*GOAL OF THE EXERCISE*. No pictures belong in the copy; return exactly the lines from the one with "Output the web" through the one with "var puntos = crecimiento.map(function", both ends included, and nothing else.

Charts and diagrams as code:
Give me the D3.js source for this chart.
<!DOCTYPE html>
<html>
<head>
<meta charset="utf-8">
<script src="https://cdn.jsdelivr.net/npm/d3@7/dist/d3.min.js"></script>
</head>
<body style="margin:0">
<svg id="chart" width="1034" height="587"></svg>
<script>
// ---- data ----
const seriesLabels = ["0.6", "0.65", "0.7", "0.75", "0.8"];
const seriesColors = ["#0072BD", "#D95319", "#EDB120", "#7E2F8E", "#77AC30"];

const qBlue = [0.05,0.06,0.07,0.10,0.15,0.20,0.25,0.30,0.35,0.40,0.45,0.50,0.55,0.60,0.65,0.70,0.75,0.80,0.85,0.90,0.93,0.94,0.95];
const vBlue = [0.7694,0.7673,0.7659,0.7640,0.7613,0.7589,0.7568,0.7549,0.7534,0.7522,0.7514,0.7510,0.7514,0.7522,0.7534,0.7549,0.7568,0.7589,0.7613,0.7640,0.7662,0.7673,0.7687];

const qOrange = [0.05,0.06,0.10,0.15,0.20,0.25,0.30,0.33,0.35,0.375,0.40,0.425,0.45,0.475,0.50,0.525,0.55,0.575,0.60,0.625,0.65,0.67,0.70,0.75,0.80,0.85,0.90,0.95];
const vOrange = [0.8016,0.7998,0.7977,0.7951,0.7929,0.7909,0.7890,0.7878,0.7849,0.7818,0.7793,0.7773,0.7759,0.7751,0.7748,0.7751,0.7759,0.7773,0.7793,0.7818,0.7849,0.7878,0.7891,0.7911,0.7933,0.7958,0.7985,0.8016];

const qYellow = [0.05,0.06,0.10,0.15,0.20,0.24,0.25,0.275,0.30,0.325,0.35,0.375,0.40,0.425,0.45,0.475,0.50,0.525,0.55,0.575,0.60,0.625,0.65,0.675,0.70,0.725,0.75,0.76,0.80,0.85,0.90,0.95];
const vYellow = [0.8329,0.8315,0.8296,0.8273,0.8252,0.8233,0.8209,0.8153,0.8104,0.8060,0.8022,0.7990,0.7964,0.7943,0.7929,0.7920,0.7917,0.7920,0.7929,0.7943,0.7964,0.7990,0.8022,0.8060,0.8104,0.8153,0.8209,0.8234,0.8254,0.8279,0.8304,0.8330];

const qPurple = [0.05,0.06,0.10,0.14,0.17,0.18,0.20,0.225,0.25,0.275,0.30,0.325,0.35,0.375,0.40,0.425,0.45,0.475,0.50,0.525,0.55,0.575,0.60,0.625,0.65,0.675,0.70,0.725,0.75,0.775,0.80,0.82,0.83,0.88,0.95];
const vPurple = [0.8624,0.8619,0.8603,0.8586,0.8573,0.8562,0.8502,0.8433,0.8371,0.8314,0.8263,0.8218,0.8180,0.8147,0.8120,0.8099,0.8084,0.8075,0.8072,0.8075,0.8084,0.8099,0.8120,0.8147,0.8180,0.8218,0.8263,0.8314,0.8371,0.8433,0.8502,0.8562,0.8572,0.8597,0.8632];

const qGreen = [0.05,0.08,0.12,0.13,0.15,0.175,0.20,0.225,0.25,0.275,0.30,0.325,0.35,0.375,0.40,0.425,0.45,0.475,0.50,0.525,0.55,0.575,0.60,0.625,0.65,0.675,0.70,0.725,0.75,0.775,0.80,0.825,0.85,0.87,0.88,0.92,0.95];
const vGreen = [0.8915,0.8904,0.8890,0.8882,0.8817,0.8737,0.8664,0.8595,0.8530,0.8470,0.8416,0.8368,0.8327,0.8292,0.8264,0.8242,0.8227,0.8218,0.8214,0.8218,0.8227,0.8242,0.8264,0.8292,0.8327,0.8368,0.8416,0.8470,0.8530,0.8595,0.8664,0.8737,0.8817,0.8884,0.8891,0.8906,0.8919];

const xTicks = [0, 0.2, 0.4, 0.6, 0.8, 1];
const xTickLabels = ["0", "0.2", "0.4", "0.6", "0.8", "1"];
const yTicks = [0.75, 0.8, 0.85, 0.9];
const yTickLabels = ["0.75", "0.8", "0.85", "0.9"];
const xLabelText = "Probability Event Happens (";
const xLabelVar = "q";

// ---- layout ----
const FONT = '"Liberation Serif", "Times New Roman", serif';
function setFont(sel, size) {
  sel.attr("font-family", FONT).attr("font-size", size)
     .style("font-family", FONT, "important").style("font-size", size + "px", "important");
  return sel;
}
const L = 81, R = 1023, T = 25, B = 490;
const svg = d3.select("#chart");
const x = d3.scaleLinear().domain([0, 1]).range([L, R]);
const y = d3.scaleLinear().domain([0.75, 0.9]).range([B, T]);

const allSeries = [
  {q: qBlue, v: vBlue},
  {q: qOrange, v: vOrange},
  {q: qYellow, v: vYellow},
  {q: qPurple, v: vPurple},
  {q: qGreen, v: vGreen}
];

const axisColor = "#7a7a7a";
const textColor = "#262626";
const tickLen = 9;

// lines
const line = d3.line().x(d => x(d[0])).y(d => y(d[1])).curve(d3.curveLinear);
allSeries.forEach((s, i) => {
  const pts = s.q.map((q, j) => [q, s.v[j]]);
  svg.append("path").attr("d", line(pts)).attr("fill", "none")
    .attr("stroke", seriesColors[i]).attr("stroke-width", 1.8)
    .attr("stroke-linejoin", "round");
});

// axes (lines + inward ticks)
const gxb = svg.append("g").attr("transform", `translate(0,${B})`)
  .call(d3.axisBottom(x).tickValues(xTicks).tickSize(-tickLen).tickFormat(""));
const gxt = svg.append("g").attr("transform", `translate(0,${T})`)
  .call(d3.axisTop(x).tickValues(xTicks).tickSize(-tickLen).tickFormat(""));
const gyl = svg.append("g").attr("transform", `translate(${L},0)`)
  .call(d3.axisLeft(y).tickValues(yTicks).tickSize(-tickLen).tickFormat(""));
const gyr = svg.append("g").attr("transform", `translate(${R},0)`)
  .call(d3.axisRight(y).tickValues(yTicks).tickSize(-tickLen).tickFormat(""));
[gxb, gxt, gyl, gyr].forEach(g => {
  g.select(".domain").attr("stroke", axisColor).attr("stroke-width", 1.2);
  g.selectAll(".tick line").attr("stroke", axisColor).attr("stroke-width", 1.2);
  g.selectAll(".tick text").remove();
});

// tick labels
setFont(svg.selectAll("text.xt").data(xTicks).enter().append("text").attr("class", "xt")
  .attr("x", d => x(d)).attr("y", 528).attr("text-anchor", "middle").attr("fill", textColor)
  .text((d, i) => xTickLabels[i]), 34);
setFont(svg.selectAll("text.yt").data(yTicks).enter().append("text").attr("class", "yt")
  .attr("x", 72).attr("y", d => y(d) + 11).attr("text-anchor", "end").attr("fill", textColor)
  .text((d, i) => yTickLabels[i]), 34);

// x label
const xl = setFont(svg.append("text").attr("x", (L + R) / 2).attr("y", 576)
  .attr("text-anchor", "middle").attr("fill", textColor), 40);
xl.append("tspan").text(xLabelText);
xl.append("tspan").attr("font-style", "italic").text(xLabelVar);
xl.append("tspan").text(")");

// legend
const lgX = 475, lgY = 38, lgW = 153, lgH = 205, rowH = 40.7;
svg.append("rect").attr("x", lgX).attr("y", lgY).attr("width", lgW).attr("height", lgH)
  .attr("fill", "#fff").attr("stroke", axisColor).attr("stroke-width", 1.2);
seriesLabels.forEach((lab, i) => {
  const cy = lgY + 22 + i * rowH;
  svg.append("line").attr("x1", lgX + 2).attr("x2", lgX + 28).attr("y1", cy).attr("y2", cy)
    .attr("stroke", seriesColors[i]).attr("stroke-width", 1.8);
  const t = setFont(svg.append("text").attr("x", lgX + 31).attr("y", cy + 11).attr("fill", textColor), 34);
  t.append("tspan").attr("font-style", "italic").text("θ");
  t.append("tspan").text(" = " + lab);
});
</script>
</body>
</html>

* * *

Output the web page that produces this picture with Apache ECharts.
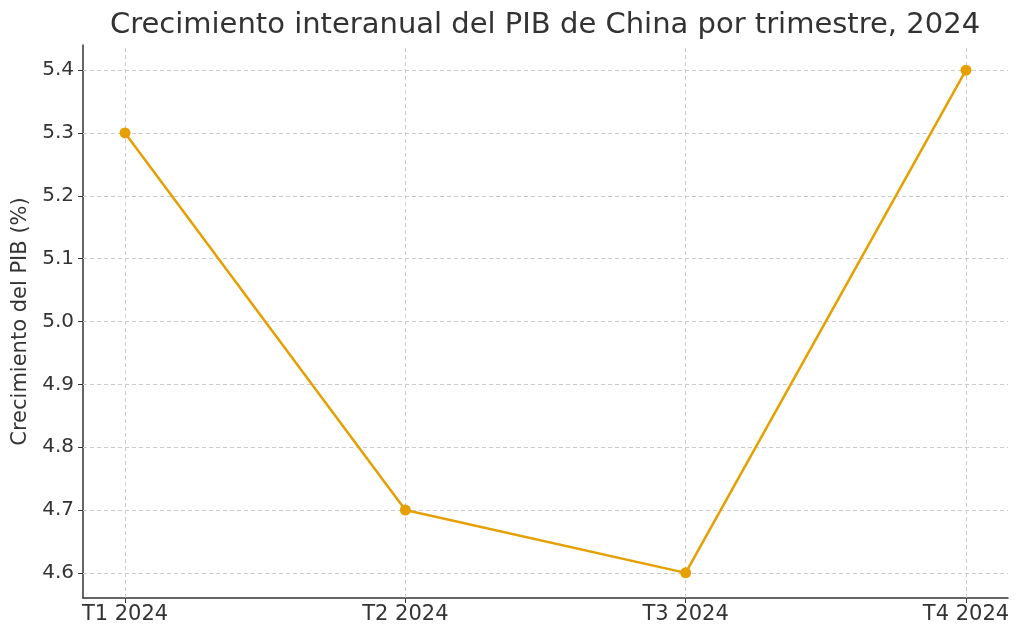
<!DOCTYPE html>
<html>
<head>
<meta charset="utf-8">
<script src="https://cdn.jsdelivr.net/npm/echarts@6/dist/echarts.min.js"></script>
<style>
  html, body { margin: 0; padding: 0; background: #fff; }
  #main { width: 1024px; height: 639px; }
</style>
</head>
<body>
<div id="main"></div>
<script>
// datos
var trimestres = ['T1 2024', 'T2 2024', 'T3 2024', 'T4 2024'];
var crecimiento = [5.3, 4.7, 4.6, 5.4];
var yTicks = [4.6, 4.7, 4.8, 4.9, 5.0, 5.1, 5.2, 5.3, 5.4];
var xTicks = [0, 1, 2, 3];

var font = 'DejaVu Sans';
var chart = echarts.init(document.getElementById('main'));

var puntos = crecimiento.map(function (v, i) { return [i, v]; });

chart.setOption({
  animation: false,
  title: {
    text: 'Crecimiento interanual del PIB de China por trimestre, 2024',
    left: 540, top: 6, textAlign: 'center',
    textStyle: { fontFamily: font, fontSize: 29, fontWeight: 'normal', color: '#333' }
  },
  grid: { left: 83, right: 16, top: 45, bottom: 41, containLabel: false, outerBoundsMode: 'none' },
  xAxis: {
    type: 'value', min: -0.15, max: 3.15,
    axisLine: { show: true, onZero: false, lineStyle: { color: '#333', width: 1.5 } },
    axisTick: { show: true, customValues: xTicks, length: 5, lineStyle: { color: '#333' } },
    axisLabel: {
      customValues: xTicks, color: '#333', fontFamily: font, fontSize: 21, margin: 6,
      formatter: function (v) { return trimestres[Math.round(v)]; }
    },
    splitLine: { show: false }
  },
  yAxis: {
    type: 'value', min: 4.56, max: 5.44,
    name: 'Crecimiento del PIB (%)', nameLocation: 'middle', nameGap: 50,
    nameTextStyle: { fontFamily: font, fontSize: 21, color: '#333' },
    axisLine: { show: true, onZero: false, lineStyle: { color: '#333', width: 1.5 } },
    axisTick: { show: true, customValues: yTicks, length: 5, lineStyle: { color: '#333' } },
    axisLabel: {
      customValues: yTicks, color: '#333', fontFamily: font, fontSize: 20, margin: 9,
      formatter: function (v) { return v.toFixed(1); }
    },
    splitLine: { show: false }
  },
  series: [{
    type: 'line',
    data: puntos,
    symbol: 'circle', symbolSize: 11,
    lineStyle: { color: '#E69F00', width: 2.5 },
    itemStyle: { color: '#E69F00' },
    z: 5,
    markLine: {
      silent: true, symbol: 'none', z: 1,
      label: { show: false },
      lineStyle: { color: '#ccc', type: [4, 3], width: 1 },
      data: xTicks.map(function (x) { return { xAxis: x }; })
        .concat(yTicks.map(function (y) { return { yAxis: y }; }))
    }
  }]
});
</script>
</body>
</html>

*CORRECT OUTPUT*.
Output the web page that produces this picture with Apache ECharts.
<!DOCTYPE html>
<html>
<head>
<meta charset="utf-8">
<script src="https://cdn.jsdelivr.net/npm/echarts@6/dist/echarts.min.js"></script>
<style>
  html, body { margin: 0; padding: 0; background: #fff; }
  #main { width: 1024px; height: 639px; }
</style>
</head>
<body>
<div id="main"></div>
<script>
// datos
var trimestres = ['T1 2024', 'T2 2024', 'T3 2024', 'T4 2024'];
var crecimiento = [5.3, 4.7, 4.6, 5.4];
var yTicks = [4.6, 4.7, 4.8, 4.9, 5.0, 5.1, 5.2, 5.3, 5.4];
var xTicks = [0, 1, 2, 3];

var font = 'DejaVu Sans';
var chart = echarts.init(document.getElementById('main'));

var puntos = crecimiento.map(function (v, i) { return [i, v]; });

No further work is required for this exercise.